Cann Group is one of the companies in the race with its proprietary Satipharm CBD capsules, targeting the treatment of sleep disturbance.
Cann says 257 participants have completed the Phase III trial, well beyond the company’s initial target of 212. The final participant enrolled in the trial has attended their last study visit. As for the results of the study, they’ll be revealed in the “coming weeks”, previously noted by Cann Group as early 2023.
Cann Group CEO Peter Crock said:
“This is a great achievement as part of our over-the-counter CBD strategy, and shows how quickly we are working towards a definitive outcome.”

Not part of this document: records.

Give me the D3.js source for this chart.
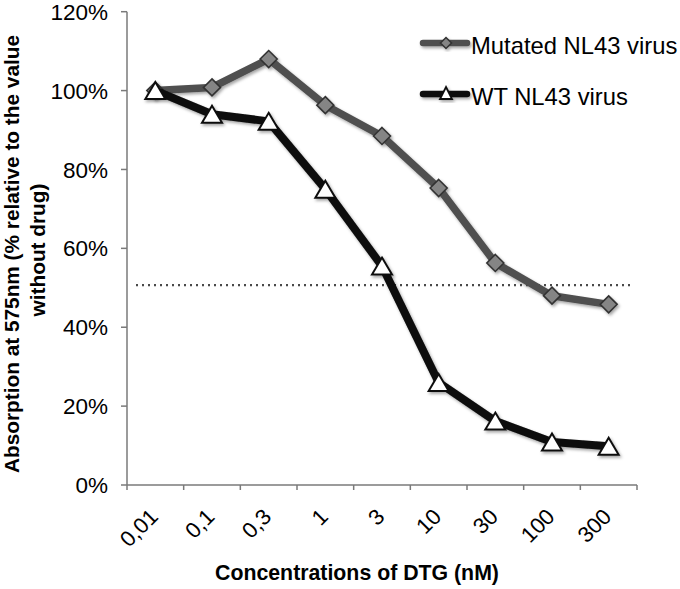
<!DOCTYPE html>
<html>
<head>
<meta charset="utf-8">
<script src="https://cdn.jsdelivr.net/npm/d3@7"></script>
<style>
  html, body { margin: 0; padding: 0; background: #fff; }
  svg { display: block; font-family: "Liberation Sans", Arial, Helvetica, sans-serif; }
</style>
</head>
<body>
<svg id="chart" width="680" height="589"></svg>
<script>
const categories = ["0,01", "0,1", "0,3", "1", "3", "10", "30", "100", "300"];
const mutatedValues = [100, 100.8, 108, 96.3, 88.5, 75.3, 56.3, 48, 45.8];
const wtValues = [100, 94, 92.2, 75, 55.5, 26, 16.2, 10.9, 9.8];
const yTicks = [0, 20, 40, 60, 80, 100, 120];
const threshold = 50.7;
const seriesNames = ["Mutated NL43 virus", "WT NL43 virus"];
const xTitle = "Concentrations of DTG (nM)";
const yTitleLines = ["Absorption at 575nm (% relative to the value", "without drug)"];

const svg = d3.select("#chart");

const x = d3.scaleBand().domain(categories).range([127, 637]).paddingInner(0).paddingOuter(0);
const y = d3.scaleLinear().domain([0, 120]).range([485, 11.7]);

const defs = svg.append("defs");
const f = defs.append("filter").attr("id", "shadow").attr("x", "-30%").attr("y", "-30%").attr("width", "160%").attr("height", "160%");
f.append("feDropShadow").attr("dx", 1.5).attr("dy", 2).attr("stdDeviation", 1.4)
  .attr("flood-color", "#000").attr("flood-opacity", 0.35);

const axisColor = "#7a7a7a";

// Y axis
const gy = svg.append("g");
gy.append("line").attr("x1", 127).attr("x2", 127).attr("y1", y(120)).attr("y2", y(0))
  .attr("stroke", axisColor).attr("stroke-width", 1.5);
gy.selectAll(".yt").data(yTicks).join("line")
  .attr("x1", 121).attr("x2", 127).attr("y1", d => y(d)).attr("y2", d => y(d))
  .attr("stroke", axisColor).attr("stroke-width", 1.5);
gy.selectAll(".yl").data(yTicks).join("text")
  .attr("x", 108).attr("y", d => y(d)).attr("dy", "0.36em")
  .attr("text-anchor", "end").attr("font-size", 22.5).attr("fill", "#000")
  .text(d => d + "%");

// X axis
const gx = svg.append("g");
gx.append("line").attr("x1", x.range()[0]).attr("x2", x.range()[1]).attr("y1", y(0)).attr("y2", y(0))
  .attr("stroke", axisColor).attr("stroke-width", 1.5);
const boundaries = categories.map(c => x(c)).concat([x(categories[categories.length - 1]) + x.bandwidth()]);
gx.selectAll(".xt").data(boundaries).join("line")
  .attr("x1", d => d).attr("x2", d => d).attr("y1", y(0)).attr("y2", y(0) + 5)
  .attr("stroke", axisColor).attr("stroke-width", 1.5);
gx.selectAll(".xl").data(categories).join("text")
  .attr("transform", d => `translate(${x(d) + x.bandwidth() / 2 + 4},${y(0) + 33}) rotate(-45)`)
  .attr("text-anchor", "end").attr("font-size", 22).attr("fill", "#000")
  .text(d => d);

// Axis titles
svg.append("text").attr("x", 357).attr("y", 580).attr("text-anchor", "middle")
  .attr("font-size", 21.3).attr("font-weight", "bold").text(xTitle);
svg.append("text").attr("transform", "translate(19,254) rotate(-90)").attr("text-anchor", "middle")
  .attr("font-size", 20.8).attr("font-weight", "bold").text(yTitleLines[0]);
svg.append("text").attr("transform", "translate(45,250) rotate(-90)").attr("text-anchor", "middle")
  .attr("font-size", 20.8).attr("font-weight", "bold").text(yTitleLines[1]);

// Threshold dotted line
svg.append("line")
  .attr("x1", x.range()[0] + 9).attr("x2", x.range()[1] - 5)
  .attr("y1", y(threshold)).attr("y2", y(threshold))
  .attr("stroke", "#4a4a4a").attr("stroke-width", 2.2).attr("stroke-dasharray", "2,4");

const cx = d => x(d) + x.bandwidth() / 2;
const line = d3.line().x((d, i) => cx(categories[i])).y(d => y(d));

const diamond = s => `M0,${-s}L${s},0L0,${s}L${-s},0Z`;
const triangle = (w, h) => `M0,${-h / 2}L${w / 2},${h / 2}L${-w / 2},${h / 2}Z`;

// Mutated series
const gm = svg.append("g").attr("filter", "url(#shadow)");
gm.append("path").datum(mutatedValues).attr("d", line)
  .attr("fill", "none").attr("stroke", "#4f4f4f").attr("stroke-width", 7.5).attr("stroke-linejoin", "round");
gm.selectAll("path.m").data(mutatedValues).join("path").attr("class", "m")
  .attr("transform", (d, i) => `translate(${cx(categories[i])},${y(d)})`)
  .attr("d", diamond(8.5)).attr("fill", "#858585").attr("stroke", "#333").attr("stroke-width", 1.6);

// WT series
const gw = svg.append("g").attr("filter", "url(#shadow)");
gw.append("path").datum(wtValues).attr("d", line)
  .attr("fill", "none").attr("stroke", "#0a0a0a").attr("stroke-width", 8).attr("stroke-linejoin", "round");
gw.selectAll("path.w").data(wtValues).join("path").attr("class", "w")
  .attr("transform", (d, i) => `translate(${cx(categories[i])},${y(d)})`)
  .attr("d", triangle(20, 17)).attr("fill", "#fff").attr("stroke", "#111").attr("stroke-width", 2);

// Legend
const legend = svg.append("g");
const legY = [43, 94];
[0, 1].forEach(i => {
  const g = legend.append("g").attr("filter", "url(#shadow)");
  g.append("line").attr("x1", 423).attr("x2", 467).attr("y1", legY[i]).attr("y2", legY[i])
    .attr("stroke", i === 0 ? "#4f4f4f" : "#0a0a0a").attr("stroke-width", 6.5).attr("stroke-linecap", "round");
  if (i === 0) {
    g.append("path").attr("transform", `translate(446,${legY[i]})`).attr("d", diamond(5.5))
      .attr("fill", "#858585").attr("stroke", "#333").attr("stroke-width", 1.5);
  } else {
    g.append("path").attr("transform", `translate(446,${legY[i] - 1})`).attr("d", triangle(12, 12))
      .attr("fill", "#fff").attr("stroke", "#111").attr("stroke-width", 1.8);
  }
  legend.append("text").attr("x", 471).attr("y", legY[i] + 11).attr("font-size", 23.8).attr("fill", "#000")
    .text(seriesNames[i]);
});
</script>
</body>
</html>
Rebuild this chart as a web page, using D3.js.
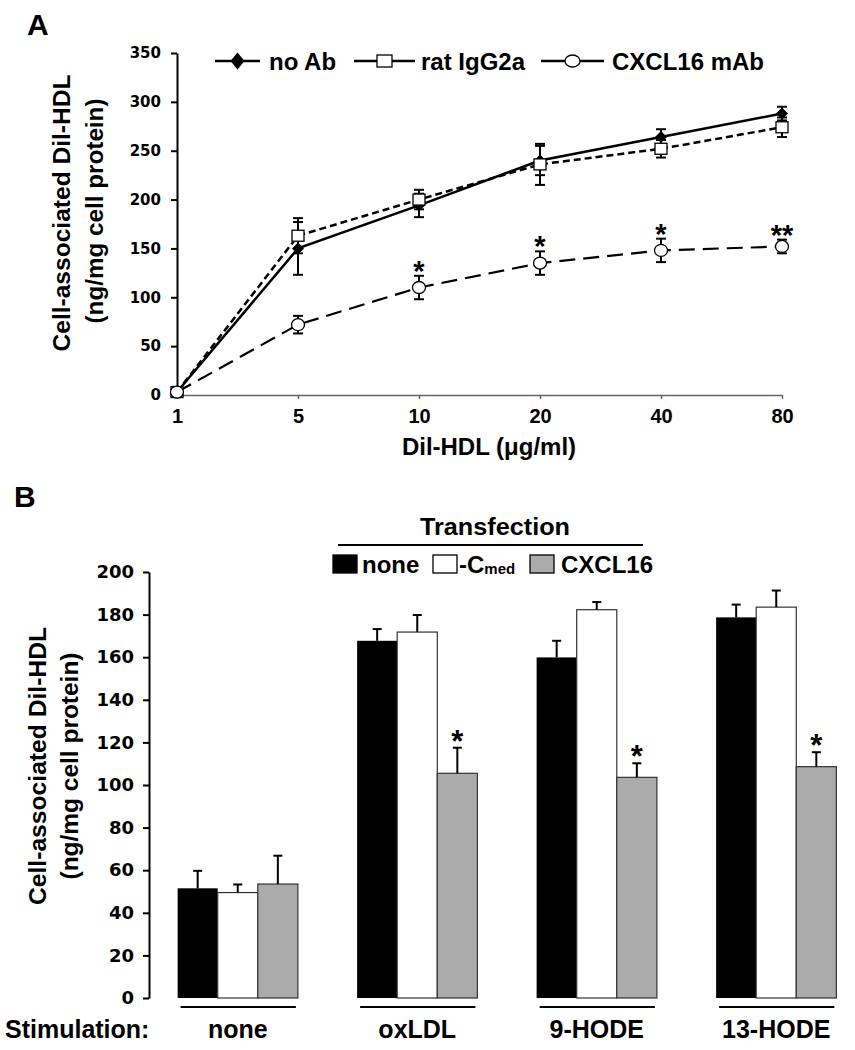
<!DOCTYPE html>
<html><head><meta charset="utf-8">
<script src="https://cdn.jsdelivr.net/npm/d3@7"></script>
<style>
body{margin:0;background:#fff;}
svg{display:block;}
text{font-family:"Liberation Sans",Arial,sans-serif;font-weight:bold;fill:#000;}
</style></head><body>
<svg id="c" width="855" height="1050"></svg>
<script>
// ---------- Panel A data ----------
const doses = ["1","5","10","20","40","80"];
const noAb = [3,150,194,240,264,288];
const noAbErr = [2,27,12,15,8,7];
const ratIgG = [3,163,200,236,252,274];
const ratIgGErr = [2,18,10,21,9,10];
const cxclAb = [3,72,110,135,148,152];
const cxclAbErr = [2,9,12,12,12,7];
const cxclSig = ["","","*","*","*","**"];
const yTicksA = [0,50,100,150,200,250,300,350];
const seriesA = ["no Ab","rat IgG2a","CXCL16 mAb"];

// ---------- Panel B data ----------
const stim = ["none","oxLDL","9-HODE","13-HODE"];
const transf = ["none","-C","CXCL16"];
const bNone = [51.5,167.7,159.9,178.7];
const bNoneErr = [8.2,5.5,7.8,6.0];
const bCmed = [49.5,171.8,182.3,183.5];
const bCmedErr = [3.8,8.0,3.6,7.8];
const bCx = [53.5,105.5,103.6,108.6];
const bCxErr = [13.3,12.0,6.6,6.8];
const bSig = ["","*","*","*"];
const yTicksB = [0,20,40,60,80,100,120,140,160,180,200];

const svg = d3.select("#c");
svg.append("rect").attr("width",855).attr("height",1050).attr("fill","#fff");

// ================= PANEL A =================
const gA = svg.append("g");
gA.append("text").attr("x",27).attr("y",35).attr("font-size",30).text("A");

const xA = d3.scalePoint().domain(doses).range([177,782]).padding(0);
const yA = d3.scaleLinear().domain([0,350]).range([395,53]);

const yAxA = gA.append("g").attr("transform","translate(177,0)")
  .call(d3.axisLeft(yA).tickValues(yTicksA).tickSize(6).tickSizeOuter(0).tickPadding(10));
yAxA.select(".domain").attr("stroke","#000").attr("stroke-width",2);
yAxA.selectAll(".tick line").attr("stroke","#000").attr("stroke-width",2);
yAxA.selectAll(".tick text").style("font-family","'DejaVu Sans',sans-serif").style("font-weight","bold").attr("font-size",15).attr("fill","#000");

const xAxA = gA.append("g").attr("transform","translate(0,395)")
  .call(d3.axisBottom(xA).tickSize(4).tickSizeOuter(0).tickPadding(10));
xAxA.select(".domain").attr("stroke","#666").attr("stroke-width",1.5);
xAxA.selectAll(".tick line").attr("stroke","#666").attr("stroke-width",1.5);
xAxA.selectAll(".tick text").attr("font-size",20).attr("fill","#000");

gA.append("text").attr("x",489).attr("y",455).attr("text-anchor","middle").attr("font-size",24).text("Dil-HDL (\u03bcg/ml)");
gA.append("text").attr("transform","translate(70,213) rotate(-90)").attr("text-anchor","middle")
  .attr("font-size",23).attr("textLength",277).attr("lengthAdjust","spacingAndGlyphs").text("Cell-associated Dil-HDL");
gA.append("text").attr("transform","translate(103,211) rotate(-90)").attr("text-anchor","middle")
  .attr("font-size",23).attr("textLength",225).attr("lengthAdjust","spacingAndGlyphs").text("(ng/mg cell protein)");

const lineA = d3.line().x((d,i)=>xA(doses[i])).y(d=>yA(d));
gA.append("path").datum(cxclAb).attr("d",lineA).attr("fill","none").attr("stroke","#000").attr("stroke-width",2.2).attr("stroke-dasharray","16,8");
gA.append("path").datum(ratIgG).attr("d",lineA).attr("fill","none").attr("stroke","#000").attr("stroke-width",2.5).attr("stroke-dasharray","7,4");
gA.append("path").datum(noAb).attr("d",lineA).attr("fill","none").attr("stroke","#000").attr("stroke-width",2.5);

function errA(vals, errs){
  const g = gA.append("g").attr("stroke","#000").attr("stroke-width",2);
  vals.forEach((v,i)=>{
    const x = xA(doses[i]);
    g.append("line").attr("x1",x).attr("x2",x).attr("y1",yA(v-errs[i])).attr("y2",yA(v+errs[i]));
    g.append("line").attr("x1",x-5).attr("x2",x+5).attr("y1",yA(v+errs[i])).attr("y2",yA(v+errs[i]));
    g.append("line").attr("x1",x-5).attr("x2",x+5).attr("y1",yA(v-errs[i])).attr("y2",yA(v-errs[i]));
  });
}
errA(noAb,noAbErr); errA(ratIgG,ratIgGErr); errA(cxclAb,cxclAbErr);

const diamond = (cx,cy,w,h)=>`M${cx},${cy-h/2}L${cx+w/2},${cy}L${cx},${cy+h/2}L${cx-w/2},${cy}Z`;
gA.append("g").selectAll("path").data(noAb).join("path")
  .attr("d",(d,i)=>diamond(xA(doses[i]),yA(d),12,12)).attr("fill","#000");
gA.append("g").selectAll("rect").data(ratIgG).join("rect")
  .attr("x",(d,i)=>xA(doses[i])-6).attr("y",d=>yA(d)-5.5).attr("width",12).attr("height",11)
  .attr("fill","#fff").attr("stroke","#000").attr("stroke-width",1.3);
gA.append("g").selectAll("ellipse").data(cxclAb).join("ellipse")
  .attr("cx",(d,i)=>xA(doses[i])).attr("cy",d=>yA(d)).attr("rx",6.5).attr("ry",6)
  .attr("fill","#fff").attr("stroke","#000").attr("stroke-width",1.3);

gA.append("g").selectAll("text").data(cxclSig).join("text")
  .attr("x",(d,i)=>xA(doses[i])).attr("y",(d,i)=>yA(cxclAb[i]+cxclAbErr[i])+5)
  .attr("text-anchor","middle").attr("font-size",29).text(d=>d);

const legA = gA.append("g");
const legItems = [
  {x1:215,x2:260,label:seriesA[0],tx:269,m:"d"},
  {x1:354,x2:415,label:seriesA[1],tx:421,m:"s"},
  {x1:541,x2:604,label:seriesA[2],tx:612,m:"c"}
];
legItems.forEach(it=>{
  const cy=61, cx=(it.x1+it.x2)/2;
  legA.append("line").attr("x1",it.x1).attr("x2",it.x2).attr("y1",cy).attr("y2",cy).attr("stroke","#000").attr("stroke-width",2.5);
  if(it.m==="d") legA.append("path").attr("d",diamond(cx,cy,14,17)).attr("fill","#000");
  if(it.m==="s") legA.append("rect").attr("x",cx-7.5).attr("y",cy-6).attr("width",15).attr("height",12).attr("fill","#fff").attr("stroke","#000").attr("stroke-width",1.3);
  if(it.m==="c") legA.append("ellipse").attr("cx",cx).attr("cy",cy).attr("rx",7.5).attr("ry",6).attr("fill","#fff").attr("stroke","#000").attr("stroke-width",1.3);
  legA.append("text").attr("x",it.tx).attr("y",cy+8.5).attr("font-size",24).text(it.label);
});

// ================= PANEL B =================
const gB = svg.append("g");
gB.append("text").attr("x",14).attr("y",507).attr("font-size",30).text("B");

const xB = d3.scaleBand().domain(stim).range([148,866]).paddingInner(0.33).paddingOuter(0.165);
const xSub = d3.scaleBand().domain(transf).range([0,xB.bandwidth()]).padding(0);
const yB = d3.scaleLinear().domain([0,200]).range([998,572]);

const yAxB = gB.append("g").attr("transform","translate(149,0)")
  .call(d3.axisLeft(yB).tickValues(yTicksB).tickSize(6).tickSizeOuter(0).tickPadding(9));
yAxB.select(".domain").attr("stroke","#000").attr("stroke-width",2);
yAxB.selectAll(".tick line").attr("stroke","#000").attr("stroke-width",2);
yAxB.selectAll(".tick text").style("font-family","'DejaVu Sans',sans-serif").style("font-weight","bold").attr("font-size",18).attr("fill","#000");

gB.append("text").attr("transform","translate(46,766) rotate(-90)").attr("text-anchor","middle")
  .attr("font-size",23).attr("textLength",278).attr("lengthAdjust","spacingAndGlyphs").text("Cell-associated Dil-HDL");
gB.append("text").attr("transform","translate(78,766) rotate(-90)").attr("text-anchor","middle")
  .attr("font-size",23).attr("textLength",227).attr("lengthAdjust","spacingAndGlyphs").text("(ng/mg cell protein)");

const seriesB = [
  {key:transf[0],vals:bNone,errs:bNoneErr,fill:"#000",stroke:"none"},
  {key:transf[1],vals:bCmed,errs:bCmedErr,fill:"#fff",stroke:"#333"},
  {key:transf[2],vals:bCx,errs:bCxErr,fill:"#ababab",stroke:"#333"}
];
seriesB.forEach(s=>{
  const g = gB.append("g");
  g.selectAll("rect").data(s.vals).join("rect")
    .attr("x",(d,i)=>xB(stim[i])+xSub(s.key)).attr("y",d=>yB(d))
    .attr("width",xSub.bandwidth()).attr("height",d=>yB(0)-yB(d))
    .attr("fill",s.fill).attr("stroke",s.stroke).attr("stroke-width",1.2);
  const ge = gB.append("g").attr("stroke","#000").attr("stroke-width",2);
  s.vals.forEach((v,i)=>{
    const x = xB(stim[i])+xSub(s.key)+xSub.bandwidth()/2;
    ge.append("line").attr("x1",x).attr("x2",x).attr("y1",yB(v)).attr("y2",yB(v+s.errs[i]));
    ge.append("line").attr("x1",x-4.5).attr("x2",x+4.5).attr("y1",yB(v+s.errs[i])).attr("y2",yB(v+s.errs[i]));
  });
});
gB.append("g").selectAll("text").data(bSig).join("text")
  .attr("x",(d,i)=>xB(stim[i])+xSub(transf[2])+xSub.bandwidth()/2)
  .attr("y",(d,i)=>yB(bCx[i]+bCxErr[i])+4)
  .attr("text-anchor","middle").attr("font-size",31).text(d=>d);

stim.forEach(s=>{
  const x0 = xB(s), x1 = xB(s)+xB.bandwidth();
  gB.append("line").attr("x1",x0+3).attr("x2",x1-2).attr("y1",1007).attr("y2",1007).attr("stroke","#000").attr("stroke-width",2);
  gB.append("text").attr("x",(x0+x1)/2).attr("y",1038).attr("text-anchor","middle").attr("font-size",25).text(s);
});
gB.append("text").attr("x",5).attr("y",1038).attr("font-size",25).text("Stimulation:");

gB.append("text").attr("x",495).attr("y",535).attr("text-anchor","middle").attr("font-size",23)
  .attr("textLength",150).attr("lengthAdjust","spacingAndGlyphs").text("Transfection");
gB.append("line").attr("x1",338).attr("x2",643).attr("y1",545).attr("y2",545).attr("stroke","#000").attr("stroke-width",2);
const legB = [
  {sx:333,fill:"#000",stroke:"#000",tx:362,label:transf[0]},
  {sx:433,fill:"#fff",stroke:"#000",tx:459,label:transf[1],sub:"med"},
  {sx:530,fill:"#ababab",stroke:"#000",tx:561,label:transf[2]}
];
legB.forEach(it=>{
  gB.append("rect").attr("x",it.sx).attr("y",555).attr("width",24).attr("height",18).attr("fill",it.fill).attr("stroke",it.stroke).attr("stroke-width",1.3);
  const t = gB.append("text").attr("x",it.tx).attr("y",573).attr("font-size",24);
  t.append("tspan").text(it.label);
  if(it.sub) t.append("tspan").attr("font-size",15).attr("dy",1).text(it.sub);
});
</script>
</body></html>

In April this year, GSK Consumer Healthcare (trading as Haleon), secured an exclusive evaluation and option agreement with Cann for the marketing and sale of Satipharm CBD capsules in Australia, and potentially other markets around the world. Early this month the parties subsequently agreed to and signed a non-binding commercial term sheet.
After the results of the trial are made available, Haleon will determine if it wishes to take up its option to market and distribute Satipharm CBD.
Satipharm CBD 50mg capsules, which feature “gelpell” technology, are currently only available in Australia through the Therapeutic Goods Administration (TGA) Special Access Scheme (Category B) or through the Authorised Prescriber Scheme. As things currently stand, the medicine is not approved in Australia for any specific indication.